What are 5 drummers or artists that you would consider major influences on your overall sound and technique?
Marco: I’d say like Frank Zappa, Queen, Led Zeppelin, and The Police. Those were people that I really respect or listened to while I grew up. But honestly, when I compose music, I don’t think of how I could sound like these artists. It always flows out automatically.
If you had an infinite budget and amount of resources, what would be your dream tour consist of? Who would you want to tour with and what countries or festivals would you like to play in?
Marco: It would be really great to perform some of my work with an orchestra at some point. Like each performance, somewhere around the world, in like a concert hall, in Sydney, London, or Paris. That would be pretty cool.
You have released several instructional drumming books such as “Extreme Interdependence” and “Maximum Minnemann.” If you could give 3 tips of advice or techniques to recommend to aspiring drummers, what would they be?
Marco: I see myself more as an overall composer. But, my recommendations would be first of all, to play the right notes, feel out the music, and sit tight on it to make it sound good. Caring about your sound is very important. And believe in what you do. Stick to your guns and you will find people who will enamor themselves with you.
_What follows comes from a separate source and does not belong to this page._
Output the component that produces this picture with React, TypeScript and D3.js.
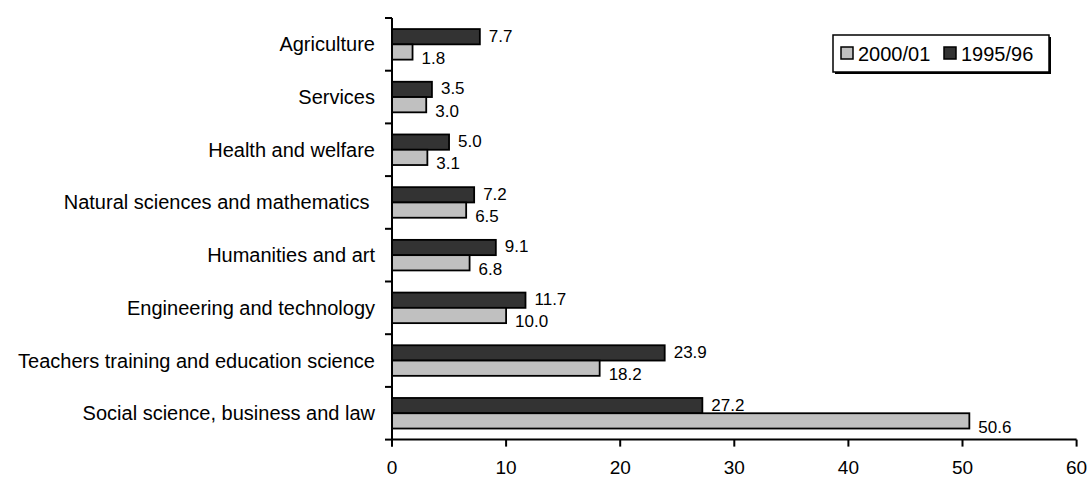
import React from "react";
import * as d3 from "d3";

// Share of graduates by field of study (%)
const categories = [
  "Agriculture",
  "Services",
  "Health and welfare",
  "Natural sciences and mathematics ",
  "Humanities and art",
  "Engineering and technology",
  "Teachers training and education science",
  "Social science, business and law",
];
const values9596 = [7.7, 3.5, 5.0, 7.2, 9.1, 11.7, 23.9, 27.2];
const values0001 = [1.8, 3.0, 3.1, 6.5, 6.8, 10.0, 18.2, 50.6];
const xTicks = [0, 10, 20, 30, 40, 50, 60];
const seriesNames = ["1995/96", "2000/01"];
const legendOrder = ["2000/01", "1995/96"];

const W = 1087;
const H = 478;
const FONT = "'Liberation Sans', Arial, Helvetica, sans-serif";
const DARK = "#333333";
const LIGHT = "#c0c0c0";

export default function App() {
  const x = d3.scaleLinear().domain([0, 60]).range([392, 1076.6]);
  const y = d3
    .scaleBand<string>()
    .domain(categories)
    .range([18, 439.6])
    .paddingInner(0.42)
    .paddingOuter(0.21);
  const sub = d3
    .scaleBand<string>()
    .domain(seriesNames)
    .range([0, y.bandwidth()]);
  const step = y.step();
  const x0 = x(0);
  const axisY = 439.6;
  const top = 18;

  const color = (s: string) => (s === "1995/96" ? DARK : LIGHT);
  const valuesFor = (s: string) => (s === "1995/96" ? values9596 : values0001);

  const boundaries = d3.range(categories.length + 1).map((i) => top + i * step);

  return (
    <svg
      width={W}
      height={H}
      style={{ position: "absolute", left: 0, top: 0, background: "#fff" }}
      fontFamily={FONT}
    >
      <rect x={0} y={0} width={W} height={H} fill="#fff" />

      {/* bars */}
      {seriesNames.map((s) =>
        categories.map((c, i) => {
          const v = valuesFor(s)[i];
          const by = (y(c) as number) + (sub(s) as number);
          const bh = sub.bandwidth();
          return (
            <g key={s + c}>
              <rect
                x={x0}
                y={by}
                width={x(v) - x0}
                height={bh}
                fill={color(s)}
                stroke="#000"
                strokeWidth={1.8}
              />
              <text
                x={x(v) + 9}
                y={by + bh / 2 + (s === "1995/96" ? -1 : 6)}
                dy="0.35em"
                fontSize={17}
                fill="#000"
              >
                {v.toFixed(1)}
              </text>
            </g>
          );
        })
      )}

      {/* y axis */}
      <line x1={x0} x2={x0} y1={top} y2={axisY + 7} stroke="#000" strokeWidth={2} />
      {boundaries.map((b, i) => (
        <line key={"yt" + i} x1={x0 - 7} x2={x0} y1={b} y2={b} stroke="#000" strokeWidth={2} />
      ))}
      {categories.map((c) => (
        <text
          key={"cl" + c}
          x={375}
          y={(y(c) as number) + y.bandwidth() / 2}
          dy="0.35em"
          textAnchor="end"
          fontSize={20}
          fill="#000"
          style={{ whiteSpace: "pre" }}
        >
          {c}
        </text>
      ))}

      {/* x axis */}
      <line x1={x0} x2={x(60)} y1={axisY} y2={axisY} stroke="#000" strokeWidth={2} />
      {xTicks.map((t) => (
        <g key={"xt" + t}>
          <line x1={x(t)} x2={x(t)} y1={axisY} y2={axisY + 7} stroke="#000" strokeWidth={2} />
          <text x={x(t)} y={467} dy="0.35em" textAnchor="middle" fontSize={19} fill="#000">
            {t}
          </text>
        </g>
      ))}

      {/* legend */}
      <g>
        <rect x={835} y={37} width={216} height={37} fill="#000" />
        <rect x={833} y={35} width={216} height={37} fill="#fff" stroke="#000" strokeWidth={1.5} />
        {legendOrder.map((s, i) => {
          const lx = i === 0 ? 841 : 944;
          return (
            <g key={"lg" + s}>
              <rect x={lx} y={47} width={12} height={12} fill={color(s)} stroke="#000" strokeWidth={1.5} />
              <text x={lx + 17} y={60.5} fontSize={20} fill="#000">
                {s}
              </text>
            </g>
          );
        })}
      </g>
    </svg>
  );
}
Drum solo while touring with Necrophagist in 2007’s Summer Slaughter
What is next for Marco Minnemann? Do you plan to tour in support of your upcoming solo album?
Marco: Here’s the funny bit, I never really toured for my solo albums. You’ll hear some of the songs performed live with The Aristocrats. But what can you expect next? Well, first of all, “EEPS” release.” I have already another album in the making. Then, a new Steven Wilson album. And also, a new Aristocrats album. And of course all the live touring in between.